Loosening a Stuck, Bent Screw
A bent screw is often also a stuck screw, especially in metal or outdoor applications where rust has bonded the threads in place. Before you try any removal method, soaking the screw with penetrating oil can save you a lot of effort. Spray it on and wait at least 30 minutes before your first attempt. If the screw doesn’t budge, reapply and wait another 30 minutes. Multiple applications work better than one long soak because the oil creeps a little deeper each time it’s refreshed.
For metal-to-metal joints where rust is serious, heat can break the bond. The idea is to heat the material surrounding the screw (not the screw itself) so it expands and loosens its grip on the threads. A small propane torch works for this. Start with moderate heat and try turning the screw while the surrounding metal is still warm. If it doesn’t move, heat it again a little more aggressively. You can make this even more effective by heating the area and then touching the screw head with an ice cube. The sudden temperature difference causes the screw to contract while the surrounding material is still expanded, breaking the corrosion seal.
Be careful with heat near anything flammable. Rubber boots, brake lines, plastic components, and paint can all be damaged or ignited. Work incrementally rather than blasting the area with maximum heat on the first try.
Using Impact to Break It Free
A manual impact driver looks like a fat screwdriver that you hit with a hammer. When you strike the end, an internal spring-and-hammer mechanism converts that downward force into rotational force. It’s like swinging a hammer against a wrench, delivering far more torque in a single blow than you could apply by hand. The sharp vibration also helps crack corrosion bonds on the threads.
Manual impact drivers are particularly useful for bent screws that still have an intact head. Place the correct bit in the driver, set it to the “remove” direction, hold it firmly against the screw, and strike the back end with a hammer. Each hit delivers a short, powerful burst of turning force. This works well on screws that are frozen in place because the impact breaks the static friction that makes the first movement the hardest part.
When the Screw Breaks Below the Surface
If a bent screw snaps during removal and the broken end sits below the surface, your options narrow. A screw extractor can still work if you can drill a centered pilot hole into the remaining shaft.

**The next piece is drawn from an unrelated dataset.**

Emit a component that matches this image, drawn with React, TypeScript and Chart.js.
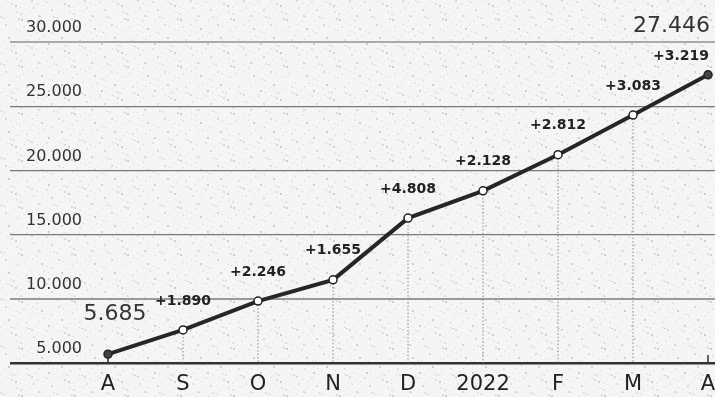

This requires a steady hand and ideally a center punch to mark the exact middle of the broken screw before drilling.
For metal applications, welding a nut onto the broken stub is a reliable last resort. Slide a washer over the broken screw first to protect the surrounding surface from accidental weld splatter. Center a nut (slightly larger than the screw diameter) over the stub and weld it in place. Filling the space between the nut and stub with welding wire creates a stronger bond and gives you a bigger nut to grip with a wrench. This technique works even when the break is slightly below the surface: place a washer over the hole, fill the recess with weld material, then weld the nut on top of the mound.
Why Screws Bend in the First Place
Understanding why the screw bent helps you avoid the same problem on the next one. The most common cause is driving a screw into material that’s too dense without a pilot hole. The screw hits a hard spot, like a knot in wood or a denser layer in metal, and deflects sideways. Over-torquing with a power driver makes this worse because the screw is spinning too fast to self-correct.
Misalignment during installation also causes bending. If the screw enters at even a slight angle, lateral forces build as it goes deeper, eventually deforming the shaft. For longer screws in hardwood or metal, always drill a pilot hole that’s slightly narrower than the screw’s core diameter (the shaft minus the threads). This gives the threads something to grip while the shaft travels straight. In metal work, ensuring proper alignment with a punch mark or guide can prevent the bit from wandering and putting uneven stress on the fastener.